IMHO, for any kind of vehicle, which batteries cannot provide enough power/energy, it would be best to use a biofuel, like biodiesel!
(Which is easy & cheap to produce (from countless kinds of plants/biomass) & energy dense & VERY unlikely to start any fires, after ruptures/leaks!)
freddotu
I applaud the use of Kelvin as a temperature reference without the "degrees Kelvin" reference that is so often incorrectly used. Unfortunately, "kelvins above absolute zero" is equally incorrect. Always Kelvin not kelvin or kelvins and it's always understood that 0 K is absolute zero. At least there are no descriptions of something being ten times smaller or ten times less than something else, as is all too common in these entries.
Username
Laszlo KRUPPA , I'm guessing it's for redundancy since it will carry humans. But I agree with you that the statement is flawed.
Eugarps71
To FB36:
While hydrogen may not be the best fuel from the standpoint of energy per unit of volume and the difficulty of storage, it exploding is not a huge issue. Pure hydrogen will only burn if it has oxygen and even then, it's a very controlled flame without the right mix of oxygen. It's only when a 1 to 1 H2 to O mix is reached that there is an explosion. It's not any different than gasoline, which is used safely in most current vehicles.
Towerman
Aaaah an update about my Favorite aircraft ! ! ! This is so refreshing.
@all the naysayers, what a bunch of shallow minded and uninformed comments !
@owlpic Your comment does not even to begin to make sense !, This is the best aerodynamics for a basic hexacopter design that is out there in this size ! The Beauty is in it's simplicity being a Hexacopter !
@Brian M. It might not be the only solution, however it is a solution that not only Skai is working on to perfect. Clearly the Skai Team is working hard on this and obviously knows where the limits can be pushed, it is what they do 24/7 ! Carbon based will just keep on producing the environmental headache we all face with fossil fuels these days.
@laszlo Kruppa O please...REALLY ???? It IS the simplest for as it has not tilting motors or mammoth wings sticking out the sides, The 6 rotors makes for brilliant Redundancy ! ! ! I would not want to see it done ANY other way !!!!

@FB36 Again another senseless comment from you as in previous topics ! ANY kind of propulsion is dangerous, maybe your blind but have you seen how many thousands of people have been scorched to a crisp in aircraft related accidents due to Aviation Fuel ! ! ! ! I have seen them and its real bad, YET they are certified.

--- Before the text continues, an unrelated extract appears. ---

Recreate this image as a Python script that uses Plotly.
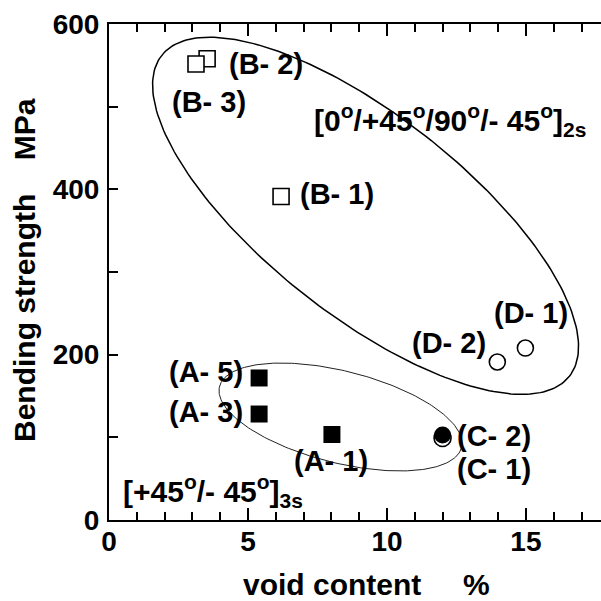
import numpy as np
import plotly.graph_objects as go

# ---------------- data ----------------
a_labels = ["(A- 1)", "(A- 3)", "(A- 5)"]
a_void = [8.02, 5.40, 5.40]
a_strength = [103.4, 128.2, 171.8]

b_labels = ["(B- 1)", "(B- 2)", "(B- 3)"]
b_void = [6.19, 3.53, 3.13]
b_strength = [391.3, 558.0, 551.6]

c1_labels = ["(C- 1)"]
c1_void = [12.0]
c1_strength = [99.2]

c2_labels = ["(C- 2)"]
c2_void = [12.0]
c2_strength = [102.8]

d_labels = ["(D- 1)", "(D- 2)"]
d_void = [14.98, 13.97]
d_strength = [208.0, 191.1]

x_ticks = [0, 5, 10, 15]
y_ticks = [0, 200, 400, 600]

# ---------------- layout constants ----------------
W, H = 601, 601
ML, MR, MT, MB = 109, 0, 24, 81
XR = [0, 17.7]
YR = [0, 600]
SX = (W - ML - MR) / (XR[1] - XR[0])   # px per unit
SY = (H - MT - MB) / (YR[1] - YR[0])

FONT = "Liberation Sans, Arial, sans-serif"

# label placement: (xanchor, xshift px, yshift px)
label_pos = {
    "(A- 1)": ("left", -40, -26.5),
    "(A- 3)": ("right", -14, 2),
    "(A- 5)": ("right", -14, 6),
    "(B- 1)": ("left", 17, 3),
    "(B- 2)": ("left", 20, -5.5),
    "(B- 3)": ("left", -26, -37.5),
    "(C- 1)": ("left", 12, -31),
    "(C- 2)": ("left", 12.5, -1),
    "(D- 1)": ("left", -33.5, 35),
    "(D- 2)": ("right", -9.5, 19),
}


def ellipse(cx, cy, a_px, b_px, theta_deg, n=240):
    t = np.linspace(0, 2 * np.pi, n)
    th = np.radians(theta_deg)
    u = a_px * np.cos(t)
    v = b_px * np.sin(t)
    dx = u * np.cos(th) - v * np.sin(th)
    dy = u * np.sin(th) + v * np.cos(th)  # screen (y down)
    return cx + dx / SX, cy - dy / SY


fig = go.Figure()

ex, ey = ellipse(9.23, 368.0, 259.4, 99.8, 38.2)
fig.add_trace(go.Scatter(x=ex, y=ey, mode="lines", line=dict(color="black", width=1.5),
                         hoverinfo="skip", showlegend=False))
ex2, ey2 = ellipse(8.33, 124.6, 124.8, 45.9, 14.15)
fig.add_trace(go.Scatter(x=ex2, y=ey2, mode="lines", line=dict(color="#222", width=1),
                         hoverinfo="skip", showlegend=False))

mk_line = dict(color="black", width=1.6)
fig.add_trace(go.Scatter(x=a_void, y=a_strength, mode="markers", showlegend=False,
                         marker=dict(symbol="square", size=17, color="black", line=dict(width=0))))
fig.add_trace(go.Scatter(x=b_void, y=b_strength, mode="markers", showlegend=False,
                         marker=dict(symbol="square", size=16, color="white", line=mk_line)))
fig.add_trace(go.Scatter(x=c1_void, y=c1_strength, mode="markers", showlegend=False,
                         marker=dict(symbol="circle", size=17, color="white", line=mk_line)))
fig.add_trace(go.Scatter(x=c2_void, y=c2_strength, mode="markers", showlegend=False,
                         marker=dict(symbol="circle", size=17, color="black", line=dict(width=0))))
fig.add_trace(go.Scatter(x=d_void, y=d_strength, mode="markers", showlegend=False,
                         marker=dict(symbol="circle", size=16, color="white", line=mk_line)))

lab_font = dict(family=FONT, size=29, color="black", weight="bold")
for labs, xs, ys in [(a_labels, a_void, a_strength), (b_labels, b_void, b_strength),
                     (c1_labels, c1_void, c1_strength), (c2_labels, c2_void, c2_strength),
                     (d_labels, d_void, d_strength)]:
    for lab, x, y in zip(labs, xs, ys):
        anc, xs_, ys_ = label_pos[lab]
        fig.add_annotation(x=x, y=y, text=lab, showarrow=False, xanchor=anc, yanchor="middle",
                           xshift=xs_, yshift=ys_, font=lab_font)

br_font = dict(family=FONT, size=30, color="black", weight="bold")
fig.add_annotation(x=7.30, y=484, text="[0<sup>o</sup>/+45<sup>o</sup>/90<sup>o</sup>/- 45<sup>o</sup>]<sub>2s</sub>",
                   showarrow=False, xanchor="left", yanchor="middle", font=br_font)
fig.add_annotation(x=0.44, y=35, text="[+45<sup>o</sup>/- 45<sup>o</sup>]<sub>3s</sub>",
                   showarrow=False, xanchor="left", yanchor="middle", font=br_font)

title_font = dict(family=FONT, size=30, color="black", weight="bold")
fig.add_annotation(xref="paper", yref="paper", x=(366 - ML) / (W - ML - MR), y=(H - MB - 584) / (H - MT - MB),
                   text="void content\u00a0\u00a0\u00a0\u00a0\u00a0%", showarrow=False,
                   xanchor="center", yanchor="middle", font=title_font)
fig.add_annotation(xref="paper", yref="paper", x=(24 - ML) / (W - ML - MR), y=(H - MB - 270) / (H - MT - MB),
                   text="Bending strength\u00a0\u00a0\u00a0\u00a0MPa", showarrow=False, textangle=-90,
                   xanchor="center", yanchor="middle", font=title_font)

tick_font = dict(family=FONT, size=28, color="black", weight="bold")
fig.update_xaxes(range=XR, tickvals=x_ticks, ticks="inside", ticklen=12, tickwidth=1.5, tickcolor="black",
                 minor=dict(dtick=1, ticks="inside", ticklen=8, tickwidth=1.5, tickcolor="black", showgrid=False),
                 showline=True, linewidth=2, linecolor="black", mirror="ticks",
                 showgrid=False, zeroline=False, tickfont=tick_font, ticklabelstandoff=-5)
fig.update_yaxes(range=YR, tickvals=y_ticks, ticks="inside", ticklen=9, tickwidth=1.5, tickcolor="black",
                 minor=dict(dtick=100, ticks="inside", ticklen=9, tickwidth=1.5, tickcolor="black", showgrid=False),
                 showline=True, linewidth=2, linecolor="black",
                 showgrid=False, zeroline=False, tickfont=tick_font, ticklabelstandoff=2)

fig.update_layout(width=W, height=H, margin=dict(l=ML, r=MR, t=MT, b=MB),
                  plot_bgcolor="white", paper_bgcolor="white", showlegend=False,
                  font=dict(family=FONT, color="black"))
fig.write_html("out.html", config={"displayModeBar": False},
               post_script="document.body.style.margin='0';document.body.style.overflow='hidden';")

Skais Hydrogen system will be MUCH safer ! ! !
@Username, The only Flaw is the perception of what it is that they are doing that you don't understand, the Skai Craft is one of the very best concepts out there !

guzmanchinky
Towerman, maybe attacking everyone isn't the best way to convince people that this is a great idea? I agree these are amazing concepts, and I agree that Hydrogen is safer than avgas or jetfuel. I look forward to these machines becoming reality, but there will be many failed attempts along the way, as with any breakthrough startups...
Towerman
@guzmanchinky
I'm tired of deliberate trolling. Comments meant to confuse and derail reality. None of those posters understand what Exactly it is that Skai and other brilliant concepts are doing Exactly. They don't care for these concepts they only want their primitive fuel guzzlers to be the be all end all for eternity ! I have no respect for those preaching misinformation,uneducated hearsay and deceiving comments.